Joe Adams farms over 800 hectares of wheat just outside Daventry in Northamptonshire. A decision to move to continuous wheat five years ago was made in response to struggling to establish oilseed rape.
“We could no longer rely on oilseed rape as it had just become too much of a liability to establish with the loss of the neonicotinoids, so we had to look at what else we could do to maintain our rotational profitability”.
“We have always grown milling wheat which we sell onto various local and national grain merchants, and that has worked well for us so we decided to look at growing continuous wheat.”
“We used to grow Cordiale but moved over to Crusoe about nine years ago and now it is the only variety we grow across the farm. Crusoe has performed very well for us, and whilst the variety doesn’t have the highest yields of the Group 1’s, we can rely on it to consistently produce the protein spec of 13% that we are looking for.”
When moving over to continuous wheat, Mr Adams moved to slightly later drilling, around the first week of October, as this helped to manage take-all. However, he is now finding that the take-all pressure is abating so drilling has come back to about the third week of September.

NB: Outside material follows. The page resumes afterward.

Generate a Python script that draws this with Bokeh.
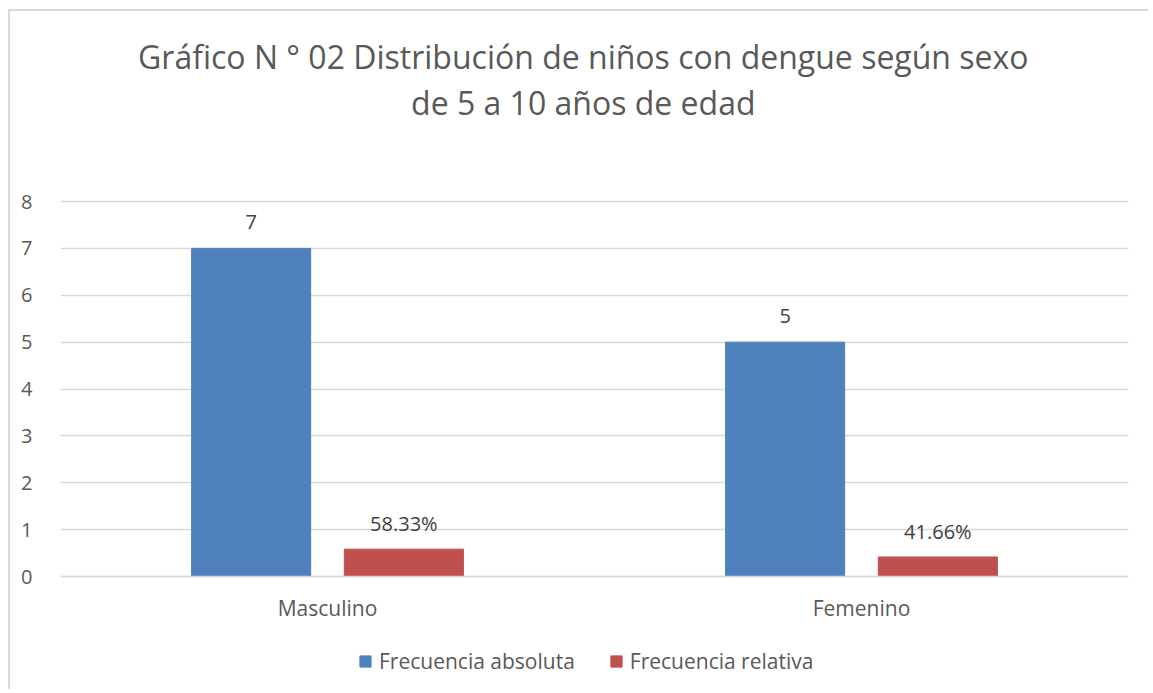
from bokeh.plotting import figure
from bokeh.models import FactorRange, Label, Legend, LegendItem, ColumnDataSource, LabelSet
from bokeh.core.properties import value
from bokeh.transform import dodge
from bokeh.embed import file_html
from bokeh.resources import INLINE

categories = ["Masculino", "Femenino"]
absoluta = [7, 5]
relativa = [0.5833, 0.4166]
abs_labels = ["7", "5"]
rel_labels = ["58.33%", "41.66%"]
series_names = ["Frecuencia absoluta", "Frecuencia relativa"]
y_ticks = [0, 1, 2, 3, 4, 5, 6, 7, 8]
title_lines = ["Gráfico N ° 02 Distribución de niños con dengue según sexo",
               "de 5 a 10 años de edad"]

BLUE = "#4F81BD"
RED = "#C0504D"
TXT = "#595959"
GRID = "#D9D9D9"
FONT = "Open Sans"

W, H = 1140, 680
PX_PER_UNIT = 375 / 8.0
Y_TOP = 8 + 190 / PX_PER_UNIT
Y_BOT = -(H - 565) / PX_PER_UNIT

src = ColumnDataSource(dict(cat=categories, a=absoluta, r=relativa,
                            al=abs_labels, rl=rel_labels))

p = figure(x_range=FactorRange(*categories, range_padding=0),
           y_range=(Y_BOT, Y_TOP),
           width=W, height=H, output_backend="svg", toolbar_location=None,
           min_border_left=50, min_border_right=22, min_border_top=0,
           min_border_bottom=0)
p.outline_line_color = None
p.styles = {"margin-left": "8px", "margin-top": "9px",
            "border-top": "2px solid #DADADA", "border-left": "2px solid #DADADA"}

ra = p.vbar(x=dodge("cat", -0.143, range=p.x_range), top="a", bottom=0, width=0.223,
            source=src, fill_color=BLUE, line_color=BLUE)
rr = p.vbar(x=dodge("cat", 0.143, range=p.x_range), top="r", bottom=0, width=0.223,
            source=src, fill_color=RED, line_color=RED)

p.add_layout(LabelSet(x=dodge("cat", -0.143, range=p.x_range), y="a", text="al",
                      source=src, text_align="center", text_baseline="alphabetic",
                      y_offset=19, text_font=value(FONT), text_font_size="20px",
                      text_color="#404040"))
p.add_layout(LabelSet(x=dodge("cat", 0.143, range=p.x_range), y="r", text="rl",
                      source=src, text_align="center", text_baseline="alphabetic",
                      y_offset=18, text_font=value(FONT), text_font_size="20px",
                      text_color="#404040"))

title_y = [8 + (190 - 45) / PX_PER_UNIT, 8 + (190 - 91) / PX_PER_UNIT]
for t, ty in zip(title_lines, title_y):
    p.add_layout(Label(x=0.979, y=ty, text=t, text_align="center",
                       text_baseline="alphabetic", text_font=FONT,
                       text_font_size="32px", text_color=TXT))

p.yaxis.ticker = y_ticks
p.yaxis.axis_line_color = None
p.yaxis.major_tick_line_color = None
p.yaxis.minor_tick_line_color = None
p.yaxis.major_label_text_font = FONT
p.yaxis.major_label_text_font_size = "20px"
p.yaxis.major_label_text_color = TXT
p.yaxis.major_label_standoff = 22

p.xaxis.fixed_location = 0
p.xaxis.axis_line_color = GRID
p.xaxis.axis_line_width = 1.5
p.xaxis.major_tick_line_color = None
p.xaxis.minor_tick_line_color = None
p.xaxis.major_label_text_font = FONT
p.xaxis.major_label_text_font_size = "21px"
p.xaxis.major_label_text_color = TXT
p.xaxis.major_label_standoff = 11

p.xgrid.grid_line_color = None
p.ygrid.grid_line_color = GRID
p.ygrid.grid_line_width = 1.5

legend = Legend(items=[LegendItem(label=series_names[0], renderers=[ra]),
                       LegendItem(label=series_names[1], renderers=[rr])],
                orientation="horizontal", location=(298, 16),
                label_text_font=FONT, label_text_font_size="21px",
                label_text_color=TXT, border_line_color=None,
                background_fill_alpha=0,
                glyph_width=14, glyph_height=14, spacing=34, margin=0,
                label_standoff=7)
p.add_layout(legend)

open("out.html", "w").write(file_html(p, INLINE))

Having moved over to a regen system last year, the wheat crop at Thrupp Farms is direct drilled within a CTF system. “All of our machinery works to a 12m tram line. It generally takes two weeks to get the whole farm drilled which in turn gives us a spread of harvest.”
“We don’t have a big black-grass problem, but any that does come up is sprayed-off or hand rogued. A robust fungicide programme supports the brown rust weakness of Crusoe, and we have never had any issues with it to date”.
Last year Mr Adams cut back on nitrogen from 250 kg/ha to 200kg/ha and still hit spec weight. This year he is looking at cutting that back even further to 180kg/ha and that will go on as liquid in a 4 way split and is applied variably.